Does anyone have an idea how to handle connection tracking for Chromecast for the ip firewall?
Setup
Mikrotik Chateau series, latest ROS
Two bridges configured. Full access between all bridge ports
One bridge is for “trusted” hosts: work machines etc, other bridge is for “untrusted” hosts: appliances and Chromecast
mDNS setup and working correctly. Forwarding allowed between bridge interfaces
IP firewalls configured to allow “trusted” to connect to “untrusted” on destination port 8008-8009.
Both bridges have internet access
What’s working
Devices on “trusted” can see the Chromecast on “untrusted”
Devices can start streaming to the Chromecast in a mode where it is streaming from YouTube etc. I.e. The control message is sent via 8008/8009 and the Chromecast streams from the internet.
What’s not working
Local lan streaming (i.e. streaming from VLC)

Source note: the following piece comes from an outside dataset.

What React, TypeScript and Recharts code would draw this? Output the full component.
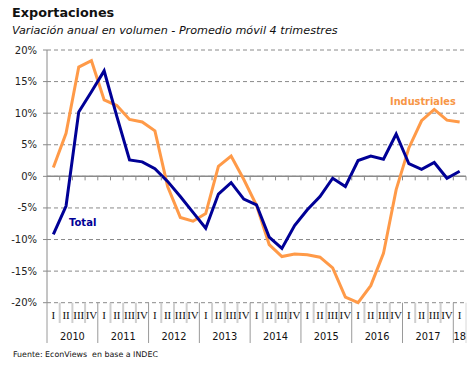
import React from 'react';
import { LineChart, Line, XAxis, YAxis, CartesianGrid, ReferenceLine } from 'recharts';

const years = ['2010', '2011', '2012', '2013', '2014', '2015', '2016', '2017', '18'];
const quarters = ['I', 'II', 'III', 'IV'];

const totalValues = [
  -9.2, -4.7, 10.2, 13.4, 16.7, 9.5, 2.6, 2.3,
  1.2, -0.8, -3.2, -5.7, -8.2, -2.8, -1.0, -3.6,
  -4.5, -9.6, -11.4, -7.8, -5.3, -3.2, -0.3, -1.6,
  2.5, 3.2, 2.7, 6.7, 2.0, 1.1, 2.2, -0.3, 0.8,
];
const industrialesValues = [
  1.4, 6.8, 17.3, 18.3, 12.1, 11.2, 9.0, 8.6,
  7.2, -1.6, -6.5, -7.1, -5.9, 1.6, 3.2, -0.5,
  -4.6, -10.8, -12.7, -12.3, -12.4, -12.8, -14.5, -19.1,
  -20.0, -17.3, -12.2, -2.1, 4.5, 8.8, 10.6, 8.9, 8.6,
];
const yTicks = [-20, -15, -10, -5, 0, 5, 10, 15, 20];

const categories: string[] = [];
years.forEach((y) => {
  const n = y === '18' ? 1 : 4;
  for (let i = 0; i < n; i++) categories.push(`${y}-${quarters[i]}`);
});

const data = categories.map((c, i) => ({
  cat: c,
  total: totalValues[i],
  industriales: industrialesValues[i],
}));

const W = 475;
const H = 367;
const M_TOP = 50;
const M_RIGHT = 9;
const M_BOTTOM = 20;
const Y_W = 47;
const X_H = 44.3;
const PLOT_W = W - Y_W - M_RIGHT;
const PLOT_H = H - M_TOP - M_BOTTOM - X_H;
const PLOT_BOTTOM = M_TOP + PLOT_H;
const STEP = PLOT_W / categories.length;
const ZERO_Y = M_TOP + PLOT_H / 2;

const BLUE = '#000096';
const ORANGE = '#FF9A48';
const GRID = '#8a8a8a';

const QuarterTick = (props: any) => {
  const { x, payload, index } = props;
  const [yr, q] = String(payload.value).split('-');
  const left = x - STEP / 2;
  const right = x + STEP / 2;
  const isLast = index === categories.length - 1;
  const els: React.ReactNode[] = [];
  if (q === 'I') {
    els.push(<line key="ys" x1={left} x2={left} y1={PLOT_BOTTOM} y2={343} stroke="#9a9a9a" strokeWidth={1} />);
  } else {
    els.push(<line key="qs" x1={left} x2={left} y1={PLOT_BOTTOM} y2={323} stroke="#cfcfcf" strokeWidth={2} />);
  }
  if (index > 0) {
    els.push(<line key="zt" x1={left} x2={left} y1={ZERO_Y} y2={ZERO_Y + 4} stroke={GRID} strokeWidth={1} />);
  }
  if (isLast) {
    els.push(<line key="end" x1={right} x2={right} y1={PLOT_BOTTOM} y2={343} stroke="#d8d8d8" strokeWidth={1} />);
    els.push(<line key="zt2" x1={right} x2={right} y1={ZERO_Y} y2={ZERO_Y + 4} stroke={GRID} strokeWidth={1} />);
  }
  els.push(
    <text key="q" x={x} y={315} textAnchor="middle" dominantBaseline="central"
      fontFamily="'Liberation Serif', serif" fontSize={11} fill="#111">{q}</text>
  );
  if (yr === '18') {
    els.push(
      <text key="y" x={x} y={336} textAnchor="middle" dominantBaseline="central"
        fontFamily="'DejaVu Sans', sans-serif" fontSize={9.8} fill="#111">{yr}</text>
    );
  } else if (q === 'II') {
    els.push(
      <text key="y" x={right} y={336} textAnchor="middle" dominantBaseline="central"
        fontFamily="'DejaVu Sans', sans-serif" fontSize={9.8} fill="#111">{yr}</text>
    );
  }
  return <g>{els}</g>;
};

const textBase: React.CSSProperties = {
  position: 'absolute',
  fontFamily: "'DejaVu Sans', sans-serif",
  whiteSpace: 'pre',
  margin: 0,
};

export default function App() {
  return (
    <div style={{ position: 'absolute', left: 0, top: 0, width: W, height: H, background: '#fff' }}>
      <LineChart width={W} height={H} data={data}
        margin={{ top: M_TOP, right: M_RIGHT, bottom: M_BOTTOM, left: 0 }}>
        <CartesianGrid vertical={false} stroke={GRID} strokeDasharray="4 3" />
        <XAxis dataKey="cat" interval={0} height={X_H} axisLine={false} tickLine={false}
          padding={{ left: STEP / 2, right: STEP / 2 }} tick={(p: any) => <QuarterTick {...p} />} />
        <YAxis type="number" domain={[-20, 20]} ticks={yTicks} width={Y_W} interval={0}
          tickFormatter={(v: number) => `${v}%`} axisLine={{ stroke: GRID }}
          tickLine={{ stroke: GRID }} tickSize={4} tickMargin={6}
          tick={{ fontSize: 10, fill: '#222', fontFamily: "'DejaVu Sans', sans-serif" }} />
        <ReferenceLine y={0} stroke={GRID} strokeWidth={1.5} />
        <Line type="linear" dataKey="industriales" stroke={ORANGE} strokeWidth={3} dot={false}
          isAnimationActive={false} />
        <Line type="linear" dataKey="total" stroke={BLUE} strokeWidth={3} dot={false}
          isAnimationActive={false} />
      </LineChart>
      <div style={{ ...textBase, left: 12, top: 5, fontSize: 12.8, lineHeight: '16px', fontWeight: 'bold', color: '#111' }}>
        Exportaciones
      </div>
      <div style={{ ...textBase, left: 12, top: 24, fontSize: 11.2, lineHeight: '14px', fontStyle: 'italic', color: '#111' }}>
        Variación anual en volumen - Promedio móvil 4 trimestres
      </div>
      <div style={{ ...textBase, left: 69, top: 216, fontSize: 10, lineHeight: '13px', fontWeight: 'bold', color: BLUE }}>
        Total
      </div>
      <div style={{ ...textBase, left: 390, top: 94.5, fontSize: 9.8, lineHeight: '13px', fontWeight: 'bold', color: '#F79646' }}>
        Industriales
      </div>
      <div style={{ ...textBase, left: 13, top: 349, fontSize: 7.9, lineHeight: '12px', color: '#111' }}>
        {'Fuente: EconViews  en base a INDEC'}
      </div>
    </div>
  );
}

In this mode, The streaming host opens a connection to the Chromecast control port on 8008/8009. The Chromecast then creates a return connection from the Chromecast to the streaming host on port 8010. If I allow this port back on the firewall rules, the streaming works correctly.
Firewall rules
I would like to have the router firewall rules to only allow traffic back to the streaming host if a request is made to the control port.
i.e.
Streaming host on “trusted” creates a connection to the Chromecast on port 8008/8009
Router allows Chromecast on “untrusted” traffic back only to the streaming host on port 8010
I had a few ideas, some of which might a combination, but not sure on the direction.
A connection tracking helper. This is similar to TFTP in nature. I’m not sure if it’s even possible to load a custom connection tracking helper.
Using the mangle filters to mark the connection somehow.
Putting the address in an address list using a firewall rule and then referencing that later. Only thing with this approach is that I’d like the connection close to remove the address from the address list, which doesn’t seem possible. I know a timeout is possible, but then the timeout just depends on the length of the media being watched.
Transforming the packet on via masquerade if the transformed packet matches the connection, allow the original (not sure if this is possible).
Ideally I’d like to only match the SYN packet, since after the connection is established, the normal connection tracking mechanism can handle the packets.
Hi @kanwhoa and welcome to the Mikrotik user forum!
Thanks for the detailed post but a few things are a bit unclear though:
You mention “full access between all bridge ports”, but also describe firewall filtering between trusted and untrusted bridges. That sounds contradictory unless you mean full access within each bridge only, and routing/firewall between them.
It would really help if you could clarify the setup with:
A simple network topology diagram or description (ascii, hand-drawn on a napkin etc)
A sanitized full /export (remove sensitive stuff like passwords, crypto keys, serial number public IPs etc.). Check this how-to guide.
That way it’s easier to understand exactly how traffic is flowing and where connection tracking might break down.
You will have to somehow allow the reverse connection obviously.
You can make the thing a bit more secure by using something a bit like port knocking:
add a dst-address-list criterion to your rule for port 8010
populate this address list based on packets flowing to your ChromeCast control ports 8008-8009 with action=add-src-to-address-list with some appropriate timeout (w.g. 30s)
you probably want this add-to-address list thingy to renew the timeout for each control packet (not just new connections) so you will probably want to place it before your established/related rule; also if you do this, you will probably want to selectively disable fasttrack for the control connections
Thanks, this is along the lines of what I was thinking. Will have a play to see if it works.
Btw: @Larsa The reason for not giving full access is firstly, that’s a DHCP client, and while I could statically define a client, I have used this as an example. There are many clients on the trusted network that can initiate streaming, but I’d rather not allow full access from untrusted, even if it is limited to one port. The key reason I have these devices is on untrusted because I don’t trust them. Things like set top boxes and appliances that are put into the field and are not patched/updated regularly.